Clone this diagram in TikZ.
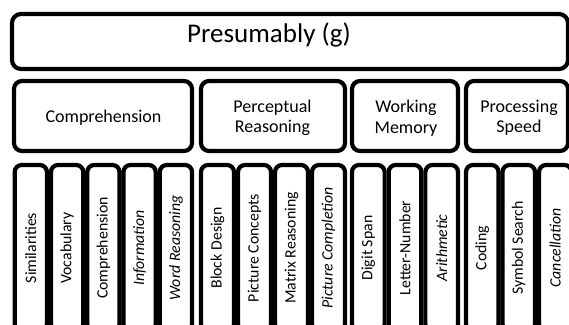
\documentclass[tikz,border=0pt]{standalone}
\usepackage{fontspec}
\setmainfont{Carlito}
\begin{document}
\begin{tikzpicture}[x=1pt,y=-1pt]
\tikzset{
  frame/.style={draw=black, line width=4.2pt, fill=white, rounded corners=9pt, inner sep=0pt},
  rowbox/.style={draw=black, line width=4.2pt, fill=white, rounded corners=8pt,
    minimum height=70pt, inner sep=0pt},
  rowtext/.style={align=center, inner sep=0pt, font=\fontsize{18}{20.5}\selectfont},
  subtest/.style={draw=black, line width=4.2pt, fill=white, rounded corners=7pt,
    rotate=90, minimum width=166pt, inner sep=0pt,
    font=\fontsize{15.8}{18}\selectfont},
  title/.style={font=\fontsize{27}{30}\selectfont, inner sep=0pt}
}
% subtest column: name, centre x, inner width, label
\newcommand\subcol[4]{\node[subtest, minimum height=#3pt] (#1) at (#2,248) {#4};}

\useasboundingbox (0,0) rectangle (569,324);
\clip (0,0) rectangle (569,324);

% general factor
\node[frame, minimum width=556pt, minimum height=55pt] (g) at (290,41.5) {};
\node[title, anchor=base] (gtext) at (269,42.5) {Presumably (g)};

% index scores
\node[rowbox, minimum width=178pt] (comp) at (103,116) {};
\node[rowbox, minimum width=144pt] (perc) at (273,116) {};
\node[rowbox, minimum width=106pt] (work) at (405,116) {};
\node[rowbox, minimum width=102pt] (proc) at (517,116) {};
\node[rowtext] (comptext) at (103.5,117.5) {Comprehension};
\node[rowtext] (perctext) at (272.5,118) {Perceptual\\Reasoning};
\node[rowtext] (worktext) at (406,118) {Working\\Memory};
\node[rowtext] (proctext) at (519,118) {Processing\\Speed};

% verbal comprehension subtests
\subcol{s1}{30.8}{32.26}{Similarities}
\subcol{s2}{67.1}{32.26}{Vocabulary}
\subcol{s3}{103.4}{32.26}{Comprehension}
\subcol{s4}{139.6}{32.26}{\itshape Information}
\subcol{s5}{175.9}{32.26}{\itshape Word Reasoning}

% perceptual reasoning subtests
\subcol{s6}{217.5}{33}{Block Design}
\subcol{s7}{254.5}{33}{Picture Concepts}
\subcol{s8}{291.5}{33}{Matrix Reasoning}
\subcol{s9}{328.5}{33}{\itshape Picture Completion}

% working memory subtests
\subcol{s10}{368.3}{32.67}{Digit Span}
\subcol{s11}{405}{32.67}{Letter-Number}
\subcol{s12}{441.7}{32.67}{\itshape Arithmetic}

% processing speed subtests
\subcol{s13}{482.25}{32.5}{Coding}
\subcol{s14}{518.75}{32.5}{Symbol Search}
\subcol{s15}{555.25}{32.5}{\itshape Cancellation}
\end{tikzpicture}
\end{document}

--

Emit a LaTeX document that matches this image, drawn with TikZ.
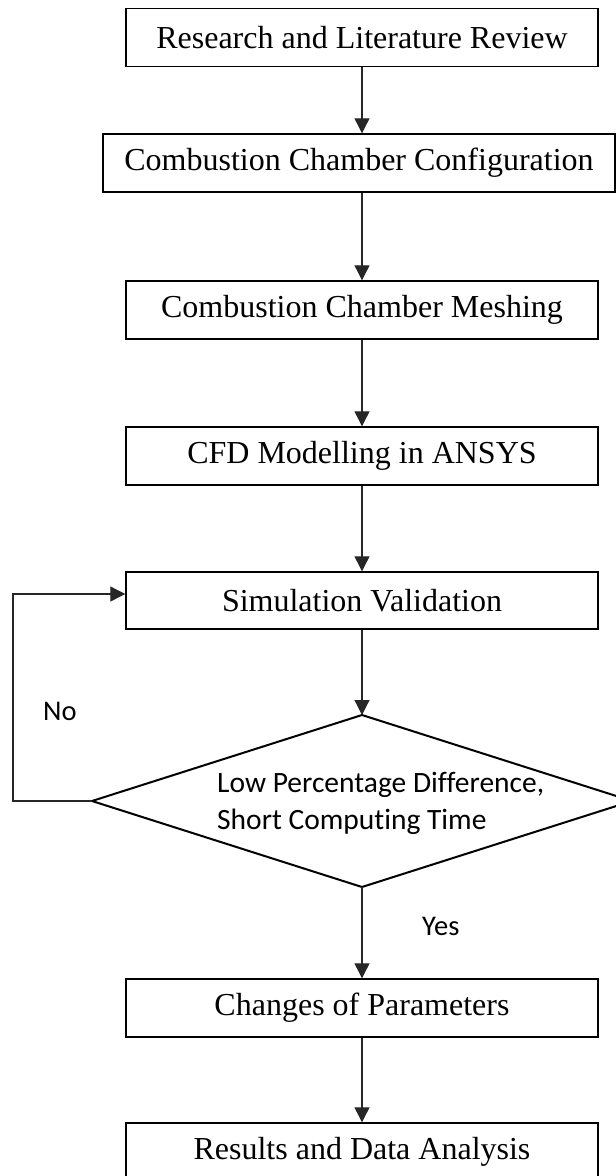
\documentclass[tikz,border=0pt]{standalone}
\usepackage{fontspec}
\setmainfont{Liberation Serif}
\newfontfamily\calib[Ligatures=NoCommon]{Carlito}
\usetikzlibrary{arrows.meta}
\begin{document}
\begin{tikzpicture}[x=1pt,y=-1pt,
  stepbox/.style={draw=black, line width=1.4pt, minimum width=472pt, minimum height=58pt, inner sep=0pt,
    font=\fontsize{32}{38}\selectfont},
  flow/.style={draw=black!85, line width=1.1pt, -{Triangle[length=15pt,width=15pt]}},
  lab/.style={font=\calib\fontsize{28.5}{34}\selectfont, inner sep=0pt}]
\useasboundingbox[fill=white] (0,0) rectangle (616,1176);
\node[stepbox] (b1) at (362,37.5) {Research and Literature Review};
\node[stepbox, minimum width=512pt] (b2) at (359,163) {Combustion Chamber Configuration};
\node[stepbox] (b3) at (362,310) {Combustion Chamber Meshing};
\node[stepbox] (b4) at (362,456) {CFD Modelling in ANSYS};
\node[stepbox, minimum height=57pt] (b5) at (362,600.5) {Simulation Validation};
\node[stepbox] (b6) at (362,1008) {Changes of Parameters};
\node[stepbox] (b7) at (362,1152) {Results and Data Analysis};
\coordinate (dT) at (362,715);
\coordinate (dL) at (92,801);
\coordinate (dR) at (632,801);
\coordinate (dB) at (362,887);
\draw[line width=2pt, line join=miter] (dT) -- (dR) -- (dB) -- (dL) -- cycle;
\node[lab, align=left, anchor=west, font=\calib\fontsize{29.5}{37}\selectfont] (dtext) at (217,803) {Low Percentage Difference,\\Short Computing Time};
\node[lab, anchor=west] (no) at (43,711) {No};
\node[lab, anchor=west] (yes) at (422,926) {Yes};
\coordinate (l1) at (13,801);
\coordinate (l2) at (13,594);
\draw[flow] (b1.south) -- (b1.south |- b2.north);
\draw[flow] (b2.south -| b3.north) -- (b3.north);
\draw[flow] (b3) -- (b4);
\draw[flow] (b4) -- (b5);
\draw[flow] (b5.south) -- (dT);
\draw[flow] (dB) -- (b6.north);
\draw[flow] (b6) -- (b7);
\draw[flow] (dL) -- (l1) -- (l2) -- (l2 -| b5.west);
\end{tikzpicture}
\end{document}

Set problem
Show all lines in the entries above where the string "this" appears.

Completed exercise
Clone this diagram in TikZ.
Emit a LaTeX document that matches this image, drawn with TikZ.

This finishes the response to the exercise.